* CHALLENGE *
Select all lines in the records that include "with".

* MATERIAL SHOWN *
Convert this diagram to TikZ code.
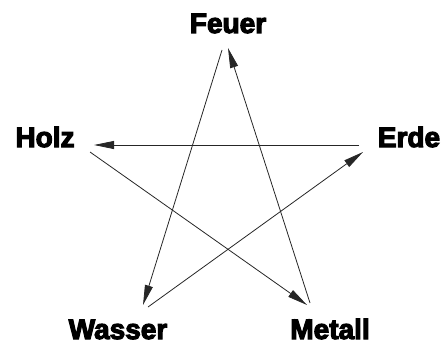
\documentclass[tikz,border=0pt]{standalone}
\usepackage{fontspec}
\newfontfamily\labfont{Liberation Sans Bold}[FakeBold=4]
\usetikzlibrary{arrows.meta}
\tikzset{
  lab/.style={font=\labfont\fontsize{28}{30}\selectfont, inner sep=0pt, anchor=base},
  conn/.style={draw=black!85, line width=0.8pt, -{Triangle[length=20pt,width=8pt]}}
}
\begin{document}
\begin{tikzpicture}[x=1pt,y=-1pt]
\useasboundingbox (0,0) rectangle (443,345);
\node[lab] (feuer) at (228,33) {Feuer};
\node[lab] (holz) at (45,147) {Holz};
\node[lab] (erde) at (409,147) {Erde};
\node[lab] (wasser) at (118,339) {Wasser};
\node[lab] (metall) at (330,339) {Metall};
% endpoints near each label
\coordinate (fs) at (222,50);
\coordinate (ft) at (228,48);
\coordinate (ht) at (94,145);
\coordinate (hs) at (90,152);
\coordinate (es) at (359,145);
\coordinate (et) at (363,152);
\coordinate (wt) at (143,305);
\coordinate (ws) at (148,307);
\coordinate (mt) at (307,305);
\coordinate (ms) at (310,303);
\draw[conn] (fs) -- (wt);
\draw[conn] (ms) -- (ft);
\draw[conn] (es) -- (ht);
\draw[conn] (hs) -- (mt);
\draw[conn] (ws) -- (et);
\end{tikzpicture}
\end{document}
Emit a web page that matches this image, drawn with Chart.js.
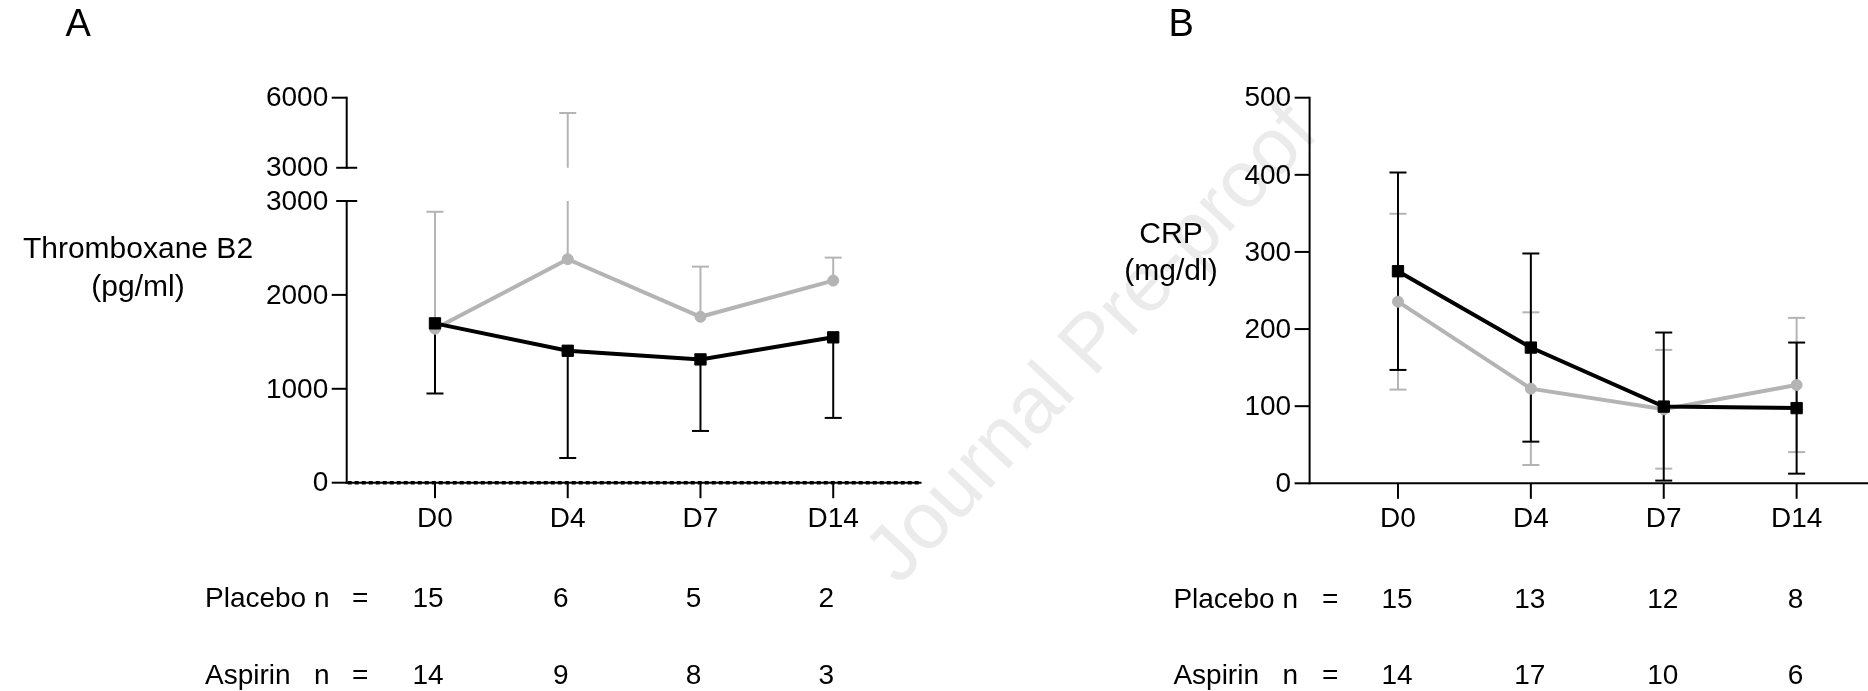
<!DOCTYPE html>
<html>
<head>
<meta charset="utf-8">
<script src="https://cdn.jsdelivr.net/npm/chart.js@4.4.1/dist/chart.umd.min.js"></script>
<style>
html, body { margin: 0; padding: 0; background: #fff; }
body { position: relative; width: 1868px; height: 691px; overflow: hidden; }
canvas { position: absolute; top: 0; }
#chartA { left: 0; }
#chartB { left: 934px; }
#wm {
    position: absolute; left: 1090px; top: 342px;
    font: 80px "Liberation Sans", Arial, sans-serif; color: #ebebeb;
    white-space: nowrap; transform: translate(-50%, -50%) rotate(-47deg);
}
</style>
</head>
<body>
<div id="wm">Journal Pre-proof</div>
<canvas id="chartA" width="934" height="691"></canvas>
<canvas id="chartB" width="960" height="691"></canvas>
<script>
const categories = ["D0", "D4", "D7", "D14"];

// A: Thromboxane B2 (pg/ml), mean and SD
const txbPlaceboMean = [1640, 2380, 1767, 2152];
const txbPlaceboSd = [1245, 2965, 534, 245];
const txbAspirinMean = [1697, 1405, 1313, 1548];
const txbAspirinSd = [747, 1142, 762, 858];
const txbTicksHigh = [3000, 6000];
const txbTicksLow = [0, 1000, 2000, 3000];
const txbPlaceboN = [15, 6, 5, 2];
const txbAspirinN = [14, 9, 8, 3];

// B: CRP (mg/dl), mean and SD
const crpPlaceboMean = [235.5, 122.7, 96, 127.5];
const crpPlaceboSd = [114, 99, 77, 87];
const crpAspirinMean = [275, 176, 99.5, 97.5];
const crpAspirinSd = [128, 122, 96, 85];
const crpTicks = [0, 100, 200, 300, 400, 500];
const crpPlaceboN = [15, 13, 12, 8];
const crpAspirinN = [14, 17, 10, 6];

const FONT = '"Liberation Sans", Arial, Helvetica, sans-serif';
const GRAY = "#b4b4b4";

// linear scale with a gap: [min, at] in the lower part, (at, max] in the upper part
class BrokenLinearScale extends Chart.LinearScale {
    lowerPixel(v) {
        const b = this.options.brk;
        const h = (this.bottom - this.top) * b.lowFrac;
        return this.bottom - (v - this.min) / (b.at - this.min) * h;
    }
    upperPixel(v) {
        const b = this.options.brk;
        const h = (this.bottom - this.top) * b.highFrac;
        return this.top + h - (v - b.at) / (this.max - b.at) * h;
    }
    getPixelForValue(v) {
        if (v === null || v === undefined || isNaN(v)) return NaN;
        return v <= this.options.brk.at ? this.lowerPixel(v) : this.upperPixel(v);
    }
    getValueForPixel(p) {
        const b = this.options.brk;
        const full = this.bottom - this.top;
        const lowTop = this.bottom - full * b.lowFrac;
        if (p >= lowTop) return this.min + (this.bottom - p) / (full * b.lowFrac) * (b.at - this.min);
        return b.at + (this.top + full * b.highFrac - p) / (full * b.highFrac) * (this.max - b.at);
    }
}
BrokenLinearScale.id = "brokenLinear";
Chart.register(BrokenLinearScale);

function points(vals) {
    return vals.map((v, i) => ({ x: i, y: v }));
}

function makeDatasets(pMean, pSd, pDir, aMean, aSd, aDir) {
    return [
        {
            label: "Placebo", data: points(pMean), errSd: pSd, errDir: pDir,
            borderColor: GRAY, backgroundColor: GRAY, borderWidth: 4,
            pointStyle: "circle", pointRadius: 5.5, pointBorderWidth: 1,
            pointBackgroundColor: GRAY, pointBorderColor: GRAY, order: 1
        },
        {
            label: "Aspirin", data: points(aMean), errSd: aSd, errDir: aDir,
            borderColor: "#000", backgroundColor: "#000", borderWidth: 4,
            pointStyle: "rect", pointRadius: 8, pointBorderWidth: 1,
            pointBackgroundColor: "#000", pointBorderColor: "#000", order: 0
        }
    ];
}

function text(ctx, s, x, y, size, align) {
    ctx.font = size + "px " + FONT;
    ctx.textAlign = align || "center";
    ctx.textBaseline = "alphabetic";
    ctx.fillText(s, x, y);
}

function vline(ctx, x, y1, y2) {
    ctx.beginPath();
    ctx.moveTo(x, y1);
    ctx.lineTo(x, y2);
    ctx.stroke();
}

function hline(ctx, x1, x2, y) {
    ctx.beginPath();
    ctx.moveTo(x1, y);
    ctx.lineTo(x2, y);
    ctx.stroke();
}

function makePanel(cfg) {
    return {
        id: "panel" + cfg.letter,
        beforeDatasetsDraw(chart) {
            const ctx = chart.ctx, xs = chart.scales.x, ys = chart.scales.y;
            const brk = ys.options.brk;
            const ax = chart.chartArea.left;
            const y0 = ys.getPixelForValue(0);
            ctx.save();
            ctx.strokeStyle = "#000";
            ctx.fillStyle = "#000";
            ctx.lineWidth = 2;

            // y axis, one piece per segment
            cfg.yPieces.forEach(piece => {
                const map = v => piece.upper ? ys.upperPixel(v) : ys.getPixelForValue(v);
                const t = piece.ticks;
                vline(ctx, ax, map(t[0]) + 1, map(t[t.length - 1]) - 1);
                t.forEach(v => {
                    const py = map(v);
                    if (brk && v === brk.at) hline(ctx, ax - 10.5, ax + 10.5, py);
                    else hline(ctx, ax - 15, ax, py);
                    ctx.font = "28px " + FONT;
                    ctx.textAlign = "right";
                    ctx.textBaseline = "middle";
                    ctx.fillText(String(v), ax - 18.5, py + 1);
                });
            });

            // x axis
            hline(ctx, ax - 1, chart.chartArea.right, y0);
            categories.forEach((c, i) => {
                vline(ctx, xs.getPixelForValue(i), y0, y0 + 15.5);
            });
            if (cfg.dottedZero) {
                ctx.save();
                ctx.lineWidth = 3.5;
                ctx.setLineDash([4, 3]);
                hline(ctx, ax + 1, chart.chartArea.right, y0);
                ctx.restore();
            }

            // error bars
            chart.data.datasets.forEach(ds => {
                ctx.strokeStyle = ds.borderColor;
                ctx.lineWidth = 2;
                ds.data.forEach((p, i) => {
                    const px = xs.getPixelForValue(p.x);
                    const sd = ds.errSd[i];
                    const ends = [];
                    if (ds.errDir !== "down") ends.push(p.y + sd);
                    if (ds.errDir !== "up") ends.push(p.y - sd);
                    ends.forEach(e => {
                        const lo = Math.min(p.y, e), hi = Math.max(p.y, e);
                        if (brk && lo < brk.at && hi > brk.at) {
                            vline(ctx, px, ys.lowerPixel(lo), ys.lowerPixel(brk.at));
                            vline(ctx, px, ys.upperPixel(brk.at), ys.upperPixel(hi));
                        } else {
                            vline(ctx, px, ys.getPixelForValue(lo), ys.getPixelForValue(hi));
                        }
                        hline(ctx, px - 8.5, px + 8.5, ys.getPixelForValue(e));
                    });
                });
            });
            ctx.restore();
        },
        afterDraw(chart) {
            const ctx = chart.ctx, xs = chart.scales.x, ys = chart.scales.y;
            const y0 = ys.getPixelForValue(0);
            ctx.save();
            ctx.fillStyle = "#000";
            text(ctx, cfg.letter, cfg.letterX, 36, 38, "left");
            text(ctx, cfg.title[0], cfg.titleX, cfg.titleY[0], 30);
            text(ctx, cfg.title[1], cfg.titleX, cfg.titleY[1], 30);
            categories.forEach((c, i) => text(ctx, c, xs.getPixelForValue(i), y0 + 44, 28));
            cfg.rows.forEach(row => {
                text(ctx, row.label, cfg.tableX[0], row.y, 28, "left");
                text(ctx, "n", cfg.tableX[1], row.y, 28, "left");
                text(ctx, "=", cfg.tableX[2], row.y, 28, "left");
                row.n.forEach((n, i) => text(ctx, String(n), xs.getPixelForValue(i) + cfg.nShift, row.y, 28));
            });
            ctx.restore();
        }
    };
}

function makeChart(id, datasets, yScale, padding, panel) {
    return new Chart(document.getElementById(id), {
        type: "line",
        data: { datasets: datasets },
        options: {
            responsive: false,
            animation: false,
            layout: { padding: padding },
            plugins: { legend: { display: false }, tooltip: { enabled: false } },
            elements: { line: { tension: 0 } },
            scales: {
                x: { type: "linear", min: -0.665, max: 3.665, display: false },
                y: yScale
            }
        },
        plugins: [panel]
    });
}

makeChart("chartA",
    makeDatasets(txbPlaceboMean, txbPlaceboSd, "up", txbAspirinMean, txbAspirinSd, "down"),
    { type: "brokenLinear", min: 0, max: 6000, display: false,
      brk: { at: 3000, lowFrac: 0.7317, highFrac: 0.1820 } },
    { left: 346.7, right: 12.5, top: 97.7, bottom: 208.3 },
    makePanel({
        letter: "A", letterX: 65.5,
        title: ["Thromboxane B2", "(pg/ml)"], titleX: 138, titleY: [258.3, 296],
        yPieces: [{ ticks: txbTicksHigh, upper: true }, { ticks: txbTicksLow }],
        dottedZero: true,
        tableX: [205, 314, 352], nShift: -7,
        rows: [{ label: "Placebo", n: txbPlaceboN, y: 607 },
               { label: "Aspirin", n: txbAspirinN, y: 683.5 }]
    }));

makeChart("chartB",
    makeDatasets(crpPlaceboMean, crpPlaceboSd, "both", crpAspirinMean, crpAspirinSd, "both"),
    { type: "linear", min: 0, max: 500, display: false },
    { left: 375.6, right: 8.6, top: 97.7, bottom: 207.7 },
    makePanel({
        letter: "B", letterX: 234.5,
        title: ["CRP", "(mg/dl)"], titleX: 237, titleY: [243.3, 280.3],
        yPieces: [{ ticks: crpTicks }],
        dottedZero: false,
        tableX: [239.4, 348.4, 388], nShift: -1,
        rows: [{ label: "Placebo", n: crpPlaceboN, y: 608 },
               { label: "Aspirin", n: crpAspirinN, y: 684 }]
    }));
</script>
</body>
</html>
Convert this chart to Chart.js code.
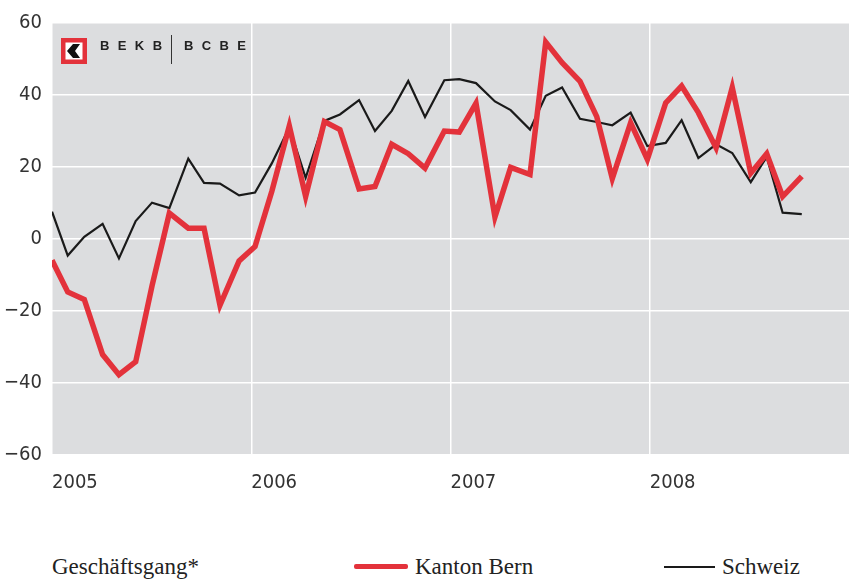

* WRITTEN RESPONSE *
Emit a web page that matches this image, drawn with Chart.js.
// linear scale with a gap: [min, at] in the lower part, (at, max] in the upper part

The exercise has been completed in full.